_Required task_
Your task is to copy the listing exactly. Drop any pictures from the copy.

_Material provided_
BEGIN

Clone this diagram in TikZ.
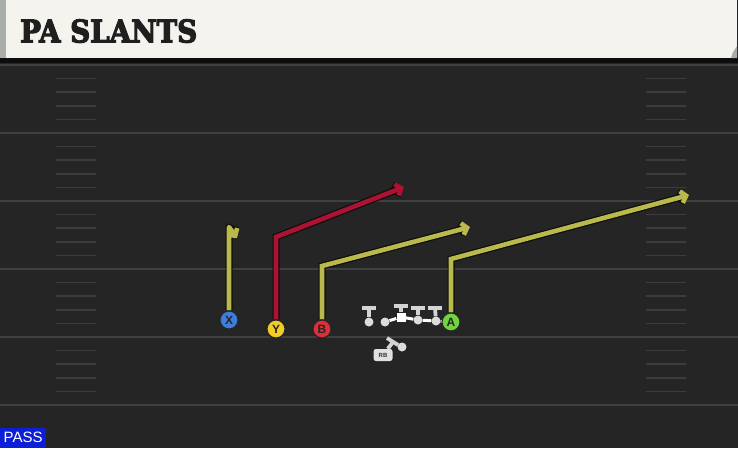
\documentclass[tikz,border=0pt]{standalone}
\usepackage{fontspec}
\usepackage{graphicx}
\setmainfont{Liberation Sans}
\newfontfamily\titlefont{DejaVu Serif Bold}[FakeBold=4]
\usetikzlibrary{arrows.meta}
\definecolor{fieldbg}{RGB}{37,37,37}
\definecolor{yardline}{RGB}{64,64,64}
\definecolor{hashc}{RGB}{60,60,60}
\definecolor{headbg}{RGB}{245,243,237}
\definecolor{headedge}{RGB}{170,172,170}
\definecolor{routeyel}{RGB}{186,186,76}
\definecolor{routered}{RGB}{172,18,50}
\definecolor{pblue}{RGB}{62,124,222}
\definecolor{pyellow}{RGB}{244,204,40}
\definecolor{pred}{RGB}{222,46,56}
\definecolor{pgreen}{RGB}{112,212,64}
\definecolor{linegray}{RGB}{212,212,212}
\definecolor{passblue}{RGB}{12,30,214}
\tikzset{
  route/.style={line width=4.6pt, line join=miter, -{Straight Barb[length=5pt,width=12pt]},
    preaction={draw=black!95, line width=7pt, -{Straight Barb[length=5pt,width=12pt]}}},
  hookroute/.style={line width=4.6pt, line join=round, draw=routeyel, -{Straight Barb[length=5pt,width=12pt]},
    preaction={draw=black!95, line join=round, line width=7pt, -{Straight Barb[length=5pt,width=12pt]}}},
  yroute/.style={route, draw=routeyel},
  rroute/.style={route, draw=routered},
  player/.style={circle, minimum size=18pt, inner sep=0pt, draw=black!85, line width=1.1pt,
    font=\bfseries\fontsize{12}{12}\selectfont, text=black!85},
  olman/.style={line width=3.8pt, draw=linegray},
  olbody/.style={circle, fill=linegray!80, minimum size=9pt, inner sep=0pt},
  yardl/.style={draw=yardline, line width=2pt},
  hashl/.style={draw=hashc, line width=1.6pt}
}
\begin{document}
\begin{tikzpicture}[x=1pt,y=-1pt]
\useasboundingbox (0,0) rectangle (738,448);
% field
\fill[fieldbg] (0,0) rectangle (738,448);
% yard lines and hashes
\foreach \i in {0,...,5}{
  \draw[yardl] (0,{65+68*\i}) -- (738,{65+68*\i});
}
\foreach \i in {0,...,4}{
  \foreach \k in {1,...,4}{
    \draw[hashl] (56,{65+68*\i+13.6*\k}) -- (96,{65+68*\i+13.6*\k});
    \draw[hashl] (646,{65+68*\i+13.6*\k}) -- (686,{65+68*\i+13.6*\k});
  }
}
% header
\fill[black!95] (0,57) rectangle (738,62.5);
\fill[headbg] (0,0) rectangle (737,58);
\fill[headedge] (0,0) rectangle (6,58);
\fill[headedge] (733,52) -- (737,46) -- (737,58) -- (731,58) -- cycle;
\node[anchor=south west, inner sep=0pt, text=black!88] (title) at (20,43)
  {\resizebox{177pt}{23pt}{\titlefont PA SLANTS}};
% players
\node[player, fill=pblue] (X) at (229,320) {X};
\node[player, fill=pyellow] (Y) at (276,329) {Y};
\node[player, fill=pred] (B) at (322,329) {B};
\node[player, fill=pgreen] (A) at (451,322) {A};
% route coordinates
\coordinate (xb) at (229,227);
\coordinate (xe) at (237,238);
\coordinate (yb) at (276,237);
\coordinate (ye) at (404,187);
\coordinate (bb) at (322,266);
\coordinate (be) at (470,227);
\coordinate (ab) at (451,259);
\coordinate (ae) at (689,195);
% routes
\draw[hookroute] (X) -- (xb) -- (xe);
\draw[rroute] (Y) -- (yb) -- (ye);
\draw[yroute] (B) -- (bb) -- (be);
\draw[yroute] (A) -- (ab) -- (ae);
% redraw players on top
\node[player, fill=pblue] at (X) {X};
\node[player, fill=pyellow] at (Y) {Y};
\node[player, fill=pred] at (B) {B};
\node[player, fill=pgreen] at (A) {A};
% offensive line
\node[olbody] (lt) at (369,322) {};
\node[olbody] (lg) at (385,322) {};
\node[fill=white, minimum size=9pt, inner sep=0pt] (c) at (401,317) {};
\node[olbody] (rg) at (418,320) {};
\node[olbody] (rt) at (436,321) {};
\coordinate (lttop) at (369,308);
\coordinate (ctop) at (401,306);
\coordinate (rgtop) at (418,308);
\coordinate (rttop) at (435,308);
\draw[olman] (lt) -- (lttop);
\draw[olman] (362,308) -- (376,308);
\draw[olman] (c) -- (ctop);
\draw[olman] (394,306) -- (408,306);
\draw[olman] (rg) -- (rgtop);
\draw[olman] (411,308) -- (425,308);
\draw[olman] (rt) -- (rttop);
\draw[olman] (428,308) -- (442,308);
\draw[draw=white, line width=3pt] (lg) -- (c) -- (rg) -- (rt) -- (A);
% running back
\node[fill=linegray!70, rounded corners=2.5pt, minimum width=19pt, minimum height=12pt, inner sep=0pt,
  font=\fontsize{6}{6}\selectfont\bfseries, text=black!80] (rb) at (383,355) {RB};
\coordinate (rbt) at (393,342);
\node[olbody] (rbc) at (402,347) {};
\draw[olman] (rb) -- (rbt);
\draw[olman] (387,338) -- (398,345);
\draw[olman] (398,345) -- (rbc);
% pass tag
\node[fill=passblue, anchor=south west, minimum width=46pt, minimum height=20pt, inner sep=0pt,
  text=white, font=\fontsize{15}{15}\selectfont] (pass) at (0,448) {PASS};
\end{tikzpicture}
\end{document}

END

_Result of this exercise_
Clone this diagram in TikZ.
\documentclass[tikz,border=0pt]{standalone}
\usepackage{fontspec}
\usepackage{graphicx}
\setmainfont{Liberation Sans}
\newfontfamily\titlefont{DejaVu Serif Bold}[FakeBold=4]
\usetikzlibrary{arrows.meta}
\definecolor{fieldbg}{RGB}{37,37,37}
\definecolor{yardline}{RGB}{64,64,64}
\definecolor{hashc}{RGB}{60,60,60}
\definecolor{headbg}{RGB}{245,243,237}
\definecolor{headedge}{RGB}{170,172,170}
\definecolor{routeyel}{RGB}{186,186,76}
\definecolor{routered}{RGB}{172,18,50}
\definecolor{pblue}{RGB}{62,124,222}
\definecolor{pyellow}{RGB}{244,204,40}
\definecolor{pred}{RGB}{222,46,56}
\definecolor{pgreen}{RGB}{112,212,64}
\definecolor{linegray}{RGB}{212,212,212}
\definecolor{passblue}{RGB}{12,30,214}
\tikzset{
  route/.style={line width=4.6pt, line join=miter, -{Straight Barb[length=5pt,width=12pt]},
    preaction={draw=black!95, line width=7pt, -{Straight Barb[length=5pt,width=12pt]}}},
  hookroute/.style={line width=4.6pt, line join=round, draw=routeyel, -{Straight Barb[length=5pt,width=12pt]},
    preaction={draw=black!95, line join=round, line width=7pt, -{Straight Barb[length=5pt,width=12pt]}}},
  yroute/.style={route, draw=routeyel},
  rroute/.style={route, draw=routered},
  player/.style={circle, minimum size=18pt, inner sep=0pt, draw=black!85, line width=1.1pt,
    font=\bfseries\fontsize{12}{12}\selectfont, text=black!85},
  olman/.style={line width=3.8pt, draw=linegray},
  olbody/.style={circle, fill=linegray!80, minimum size=9pt, inner sep=0pt},
  yardl/.style={draw=yardline, line width=2pt},
  hashl/.style={draw=hashc, line width=1.6pt}
}
\begin{document}
\begin{tikzpicture}[x=1pt,y=-1pt]
\useasboundingbox (0,0) rectangle (738,448);
% field
\fill[fieldbg] (0,0) rectangle (738,448);
% yard lines and hashes
\foreach \i in {0,...,5}{
  \draw[yardl] (0,{65+68*\i}) -- (738,{65+68*\i});
}
\foreach \i in {0,...,4}{
  \foreach \k in {1,...,4}{
    \draw[hashl] (56,{65+68*\i+13.6*\k}) -- (96,{65+68*\i+13.6*\k});
    \draw[hashl] (646,{65+68*\i+13.6*\k}) -- (686,{65+68*\i+13.6*\k});
  }
}
% header
\fill[black!95] (0,57) rectangle (738,62.5);
\fill[headbg] (0,0) rectangle (737,58);
\fill[headedge] (0,0) rectangle (6,58);
\fill[headedge] (733,52) -- (737,46) -- (737,58) -- (731,58) -- cycle;
\node[anchor=south west, inner sep=0pt, text=black!88] (title) at (20,43)
  {\resizebox{177pt}{23pt}{\titlefont PA SLANTS}};
% players
\node[player, fill=pblue] (X) at (229,320) {X};
\node[player, fill=pyellow] (Y) at (276,329) {Y};
\node[player, fill=pred] (B) at (322,329) {B};
\node[player, fill=pgreen] (A) at (451,322) {A};
% route coordinates
\coordinate (xb) at (229,227);
\coordinate (xe) at (237,238);
\coordinate (yb) at (276,237);
\coordinate (ye) at (404,187);
\coordinate (bb) at (322,266);
\coordinate (be) at (470,227);
\coordinate (ab) at (451,259);
\coordinate (ae) at (689,195);
% routes
\draw[hookroute] (X) -- (xb) -- (xe);
\draw[rroute] (Y) -- (yb) -- (ye);
\draw[yroute] (B) -- (bb) -- (be);
\draw[yroute] (A) -- (ab) -- (ae);
% redraw players on top
\node[player, fill=pblue] at (X) {X};
\node[player, fill=pyellow] at (Y) {Y};
\node[player, fill=pred] at (B) {B};
\node[player, fill=pgreen] at (A) {A};
% offensive line
\node[olbody] (lt) at (369,322) {};
\node[olbody] (lg) at (385,322) {};
\node[fill=white, minimum size=9pt, inner sep=0pt] (c) at (401,317) {};
\node[olbody] (rg) at (418,320) {};
\node[olbody] (rt) at (436,321) {};
\coordinate (lttop) at (369,308);
\coordinate (ctop) at (401,306);
\coordinate (rgtop) at (418,308);
\coordinate (rttop) at (435,308);
\draw[olman] (lt) -- (lttop);
\draw[olman] (362,308) -- (376,308);
\draw[olman] (c) -- (ctop);
\draw[olman] (394,306) -- (408,306);
\draw[olman] (rg) -- (rgtop);
\draw[olman] (411,308) -- (425,308);
\draw[olman] (rt) -- (rttop);
\draw[olman] (428,308) -- (442,308);
\draw[draw=white, line width=3pt] (lg) -- (c) -- (rg) -- (rt) -- (A);
% running back
\node[fill=linegray!70, rounded corners=2.5pt, minimum width=19pt, minimum height=12pt, inner sep=0pt,
  font=\fontsize{6}{6}\selectfont\bfseries, text=black!80] (rb) at (383,355) {RB};
\coordinate (rbt) at (393,342);
\node[olbody] (rbc) at (402,347) {};
\draw[olman] (rb) -- (rbt);
\draw[olman] (387,338) -- (398,345);
\draw[olman] (398,345) -- (rbc);
% pass tag
\node[fill=passblue, anchor=south west, minimum width=46pt, minimum height=20pt, inner sep=0pt,
  text=white, font=\fontsize{15}{15}\selectfont] (pass) at (0,448) {PASS};
\end{tikzpicture}
\end{document}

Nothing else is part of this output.